The Fed and Treasury chiefs are trying to sway lawmakers such as Senator Sherrod Brown, a Democrat from Ohio, who said his constituents hold a ``universally negative'' opinion toward the proposal. Senator Jim Bunning, a Kentucky Republican, said the plan would ``take Wall Street's pain and spread it to the taxpayers.''

Republicans on the House Financial Services Committee intend to propose an alternative to the Paulson plan, Representative Spencer Bachus of Alabama, the senior Republican on the panel, told reporters today. He didn't describe the proposal. Bernanke and Paulson are scheduled to testify to the committee tomorrow.

`Clear Answer'

Senator Christopher Dodd, chairman of the banking committee and a Democrat from Connecticut, told reporters after the hearing he doesn't ``have a clear answer'' about whether the Paulson proposal will gain quick legislative approval.

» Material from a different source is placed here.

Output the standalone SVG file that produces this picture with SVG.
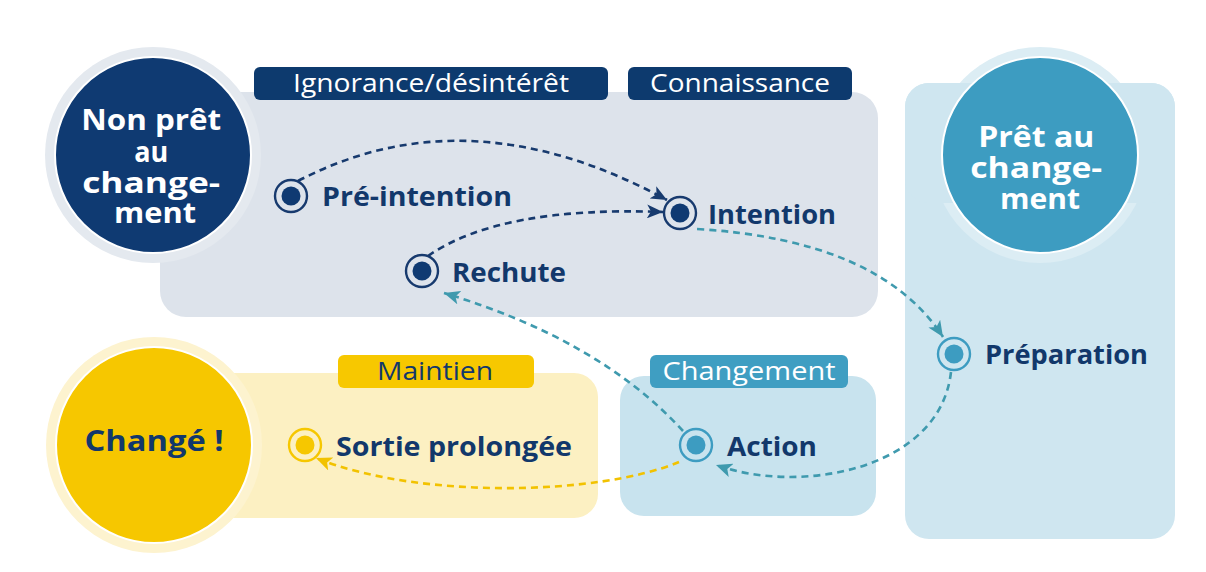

The Bush administration ``needs to know, what they have sent us is not acceptable,'' he said. ``They're going to have to come back and work with us.''

Disruptions from the hearing room audience repeatedly prompted Dodd to call for order.

``No Blank Check,'' read a placard held up by one observer. ``Just remember, the fox is guarding the henhouse,'' yelled another person in the audience at the end of the almost five- hour hearing.

Bernanke pushed for the biggest federal intrusion into markets since the New Deal after failing to stem the credit crisis by cutting the benchmark interest rate at the most aggressive pace in two decades. The Fed has also pumped billions of dollars into banks to try and restore liquidity, and invoked extraordinary powers to loan to securities firms.

`Crisis At Hand'

``In light of the fast-moving developments in financial markets, it is essential to deal with the crisis at hand,'' Bernanke said. ``The Federal Reserve supports the Treasury's proposal to buy illiquid assets from financial institutions.''

Securities and Exchange Commission Chairman Christopher Cox and James Lockhart, director of the Federal Housing Finance Agency, also appeared before the committee.

Bernanke ``is concerned that if this stays in limbo for a long period, the markets will say Congress is not serious and is not addressing the problem,'' said John Silvia, chief economist at Wachovia Corp. in Charlotte, North Carolina, and a former senior economist for the banking committee.

Paulson said that ``we must now take further, decisive action to fundamentally and comprehensively address the root cause of this turmoil.''

A bailout should follow three principles: protection of taxpayers; proper oversight, transparency and accountability; and aid to homeowners to stem foreclosures. Blame for the crisis lies with ``private greed and public regulatory neglect,'' Dodd said.

`Massive Amount'

Senator Richard Shelby of Alabama, the panel's senior Republican, said Congress probably can't ``solve this crisis by spending a massive amount of money on bad securities.'' He called for ``a comprehensive and workable plan for resolving this crisis before we waste $700 billion of taxpayer money.''

One option may be to authorize the $700 billion in installments such as $150 billion at a time, Democratic Senator Charles Schumer of New York said. ``Significant modifications'' to the Paulson plan ``are necessary,'' he said in a statement after the hearing.

Bernanke said, in order to avoid disrupting markets, the Treasury shouldn't buy assets at a deep discount. He urged Congress to avoid specifying the purchase terms or mechanism in the legislation.

``I believe that under the Treasury program, auctions and other mechanisms could be designed that will give the market good information on what the hold-to-maturity price is for a large class of mortgage-related assets,'' he said.

`Necessary And Appropriate'

The decision by the Treasury this month to put Fannie Mae and Freddie Mac into federal conservatorship was ``necessary and appropriate,'' Bernanke said in a review of government interventions in financial markets this month.

Lockhart, asked about how long Fannie Mae and Freddie Mac will be in that state, said it will depend on how long it takes the housing market to stabilize, which may take a year or longer.

Central bankers looked for private-sector solutions to avoid the collapse of Lehman Brothers Holdings Inc. and a potential failure of American International Group Inc., Bernanke said. The Fed chairman said a collapse of AIG would have ``severely threatened global financial stability'' and U.S. growth.

The Fed Board authorized the New York Fed this month to lend up to $85 billion to help AIG pay its creditors. The Fed ensured the loan involved ``significant costs'' to the firm to avoid the perception the central bank would continue bailouts.

`Posed Risks'

Lehman Brothers also ``posed risks,'' Bernanke said. ``But the troubles at Lehman had been well known for some time'' and Fed officials judged that investors and counterparties ``had time to take precautionary measures.''

Still, Lehman's bankruptcy and AIG's troubles contributed to the ``extraordinarily turbulent conditions in financial markets,'' Bernanke said.

U.S. stocks fell for a second day on concern Congress will hold up the bailout package, with the Standard & Poor's 500 Index declining 1.6 percent.